A 30-Year-Old Flu Shot Still Works Today With One Big Problem

A 30-Year-Old Flu Shot Still Works Today With One Big Problem

A 30-year-old flu vaccine still fights some modern viruses—but leaves a critical weakness exposed.

Researchers have uncovered new insights into how long flu vaccine protection can last by revisiting blood samples from people vaccinated in 1994. By examining these preserved samples, scientists found that the immune response triggered by that vaccine could still recognize and defend against some flu strains that appeared decades later. However, the protection was incomplete, leaving certain strains largely unchallenged.

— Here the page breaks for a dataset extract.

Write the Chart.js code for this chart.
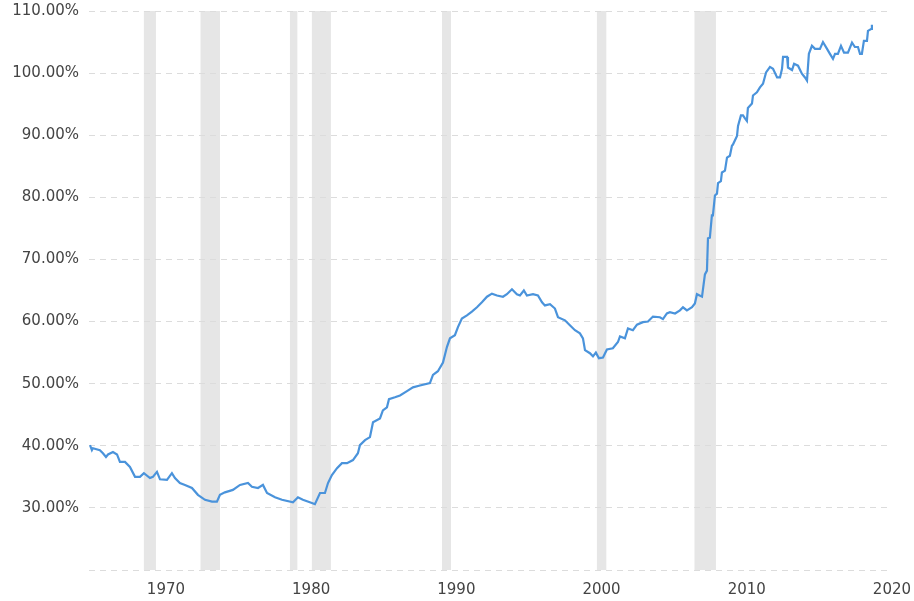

Long-Term Flu Immunity From a 1994 Vaccine
The study analyzed samples from 175 individuals who received a flu shot in 1994. These samples revealed that immunity from the vaccine persisted in a meaningful way, offering protection against some influenza viruses that emerged over the following 30 years. Still, the results also highlighted clear gaps, showing that not all strains were equally covered.

Flu vaccines play a central role in preventing illness worldwide, yet scientists are still working to understand how broad and durable that protection really is. One key question is how well older vaccines defend against newer, constantly evolving versions of influenza A and B viruses.

How Early Flu Exposure Shapes Immunity
Another important factor is a concept known as “original antigenic sin.” This idea suggests that the first flu strain a person encounters can influence how their immune system responds to future infections throughout life.

To explore this, Thi Nguyen and colleagues revisited a group of 89 younger and 86 older adults who had been vaccinated in 1994. The researchers studied blood samples that had been cryopreserved for three decades, including one from a participant born during the 1918 flu pandemic.